> [WHAT YOU SHOULD DO] Report back each line of the records that contains the string "this".

> [RECORDS SUPPLIED]
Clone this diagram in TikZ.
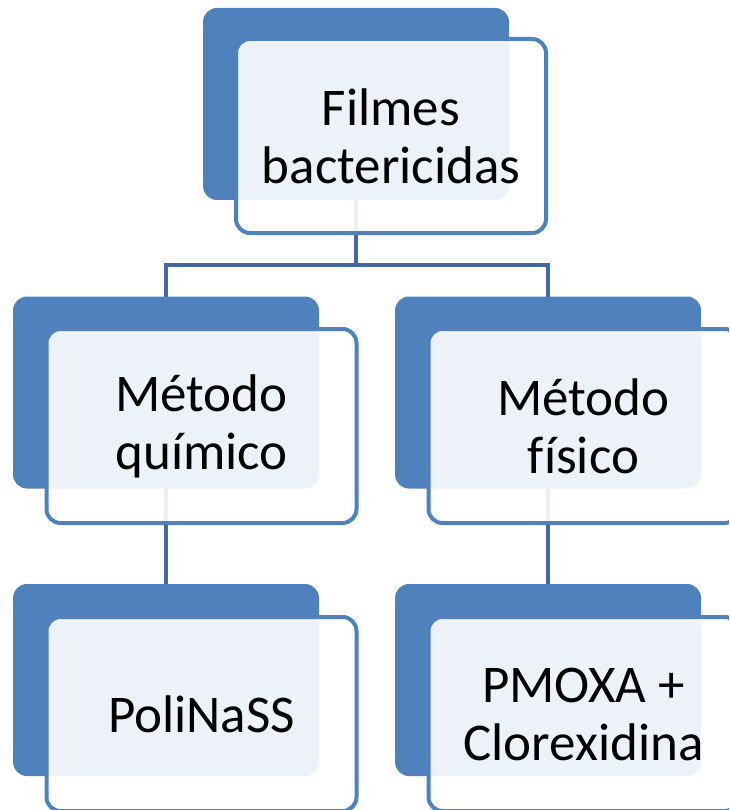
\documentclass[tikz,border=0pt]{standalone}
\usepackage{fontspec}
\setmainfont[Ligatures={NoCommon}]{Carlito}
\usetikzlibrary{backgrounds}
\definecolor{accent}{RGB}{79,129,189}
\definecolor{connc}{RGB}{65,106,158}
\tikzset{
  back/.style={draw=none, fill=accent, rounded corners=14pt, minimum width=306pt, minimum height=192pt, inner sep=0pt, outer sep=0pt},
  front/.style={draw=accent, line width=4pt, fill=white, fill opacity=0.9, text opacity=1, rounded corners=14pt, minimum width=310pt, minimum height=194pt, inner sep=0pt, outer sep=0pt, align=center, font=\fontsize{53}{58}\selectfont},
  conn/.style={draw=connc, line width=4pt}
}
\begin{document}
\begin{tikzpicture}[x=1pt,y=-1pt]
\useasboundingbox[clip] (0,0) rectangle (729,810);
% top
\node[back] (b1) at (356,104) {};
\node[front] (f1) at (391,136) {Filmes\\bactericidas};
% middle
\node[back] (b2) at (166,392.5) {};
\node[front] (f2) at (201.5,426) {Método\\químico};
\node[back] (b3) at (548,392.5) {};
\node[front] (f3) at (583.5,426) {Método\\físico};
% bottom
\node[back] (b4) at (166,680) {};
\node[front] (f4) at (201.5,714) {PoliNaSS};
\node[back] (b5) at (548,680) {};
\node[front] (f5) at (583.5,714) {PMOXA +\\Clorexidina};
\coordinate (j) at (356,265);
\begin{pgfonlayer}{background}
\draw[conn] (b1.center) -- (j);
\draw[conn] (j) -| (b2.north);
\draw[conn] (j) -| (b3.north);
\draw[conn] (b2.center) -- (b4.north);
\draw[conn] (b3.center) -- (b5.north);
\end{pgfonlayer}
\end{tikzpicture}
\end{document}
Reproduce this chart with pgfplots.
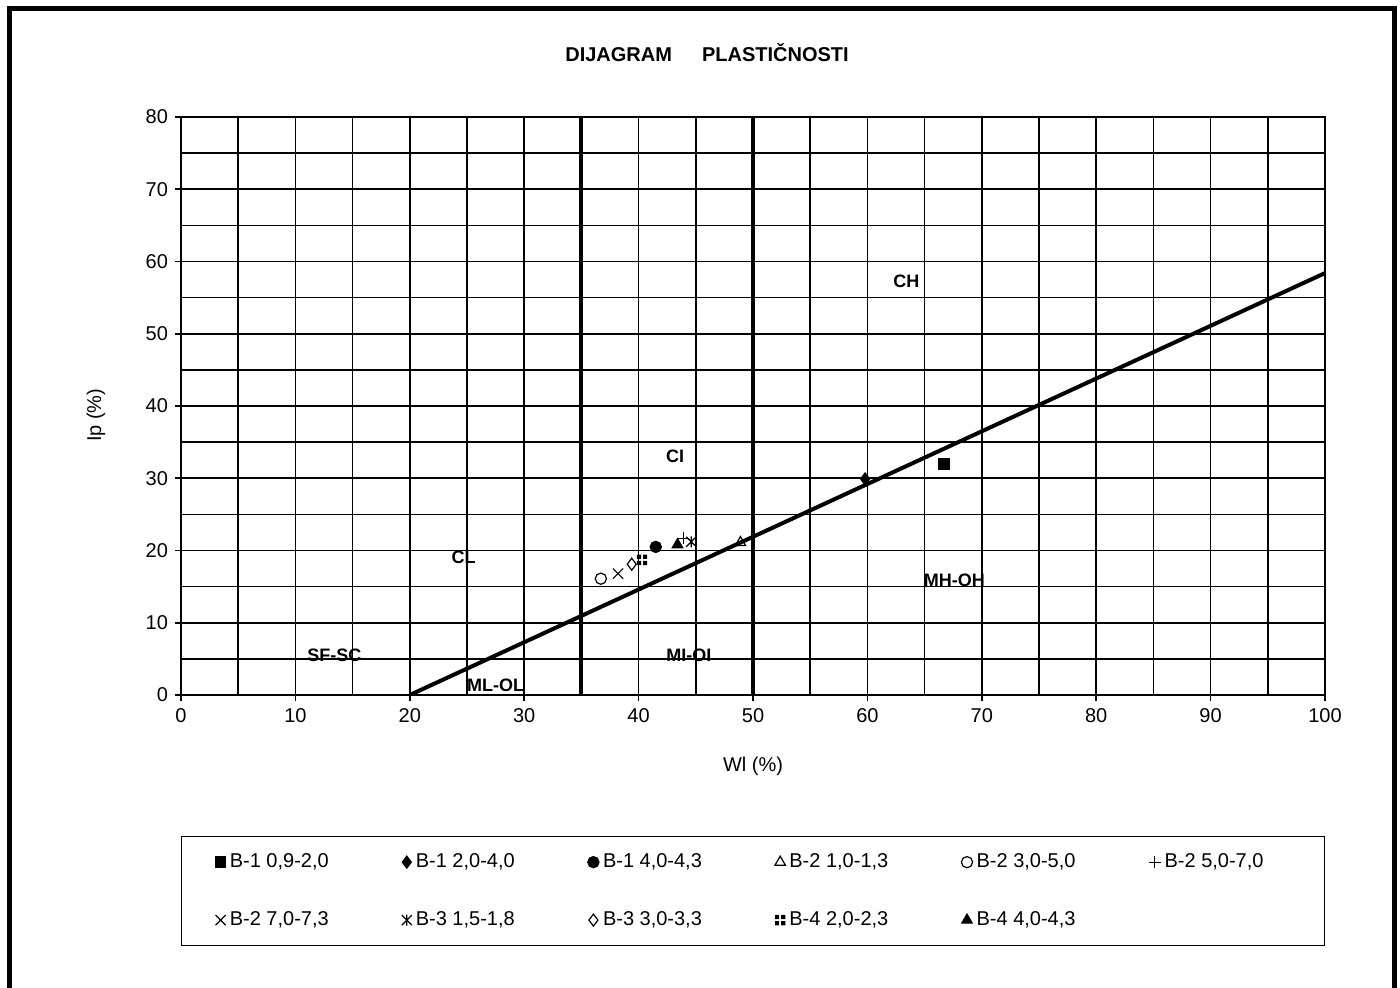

> [ANSWER TO THE TASK]
Clone this diagram in TikZ.
Reproduce this chart with pgfplots.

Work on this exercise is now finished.